In Italia troviamo esempi di iconostasi soprattutto nelle chiese paleocristiane (Lazio, Ravenna) e nelle aree di presenza o d'influenza bizantina, come Veneto e Italia meridionale.
Tra quelle conservate, si ricordano sia chiese molto importanti, sia piccole chiese, come ad esempio le chiese rupestri di Puglia e Basilicata.
Queste sono alcune delle più note iconostasi, di vari periodi storici, in Italia:
Tra le iconostasi di chiese di rito orientale, quelle presenti in Italia sono particolarmente significative per il loro valore storico-artistico e per la testimonianza sull'evoluzione di questo elemento architettonico in epoca post-bizantina in rapporto con il contesto artistico e culturale occidentale. Tra esse vi sono le iconostasi delle chiese di San Giorgio a Venezia, di San Nicola a Trieste, della Santissima Annunziata e della Santissima Trinità a Livorno, di Sant'Anna ad Ancona, di Santa Maria degli Angeli a Barletta, dei Santi Pietro e Paolo a Napoli, di San Nicola a Lecce[4]. Non ultima l'iconostasi in marmo bianco donata dallo zar Nicola II per l'arredo della chiesa "superiore" della Chiesa ortodossa russa di Firenze dedicata alla Natività di Cristo, consacrata nel 1903.
Un caso degno di nota, perché di costruzione moderna su un impianto iconografico antico e in un contesto molto lontano da quello della tradizione orientale, è l'iconostasi della cappella nella sede dell'associazione Russia cristiana, a Seriate (Bergamo). Ancora interessante tra le realizzazioni moderne è l'iconostasi della chiesa ortodossa rumena di sant'Anastasio (Lucca) (2007).
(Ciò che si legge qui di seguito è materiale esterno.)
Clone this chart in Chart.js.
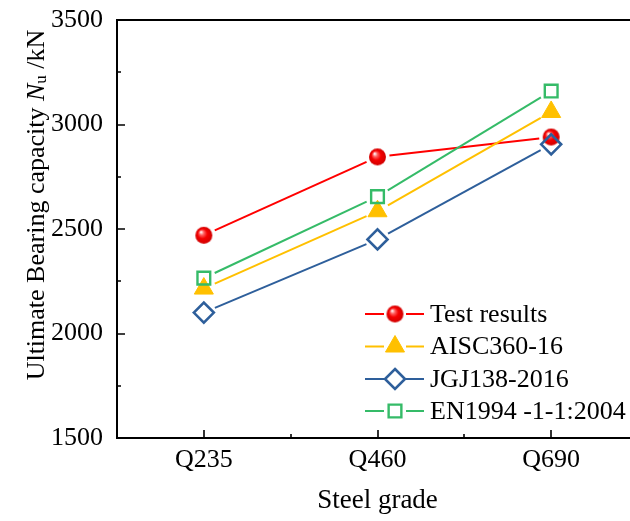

Realtà viva e notevole è quella della comunità italo-albanese cattolica di rito orientale, che conserva numerosissime iconostasi antiche (dal XV-XVI secolo, tempo delle migrazioni albanesi in Italia) e anche più moderne nei territori di Lungro (Cosenza), Piana degli Albanesi (Palermo), così come a Grottaferrata (Roma).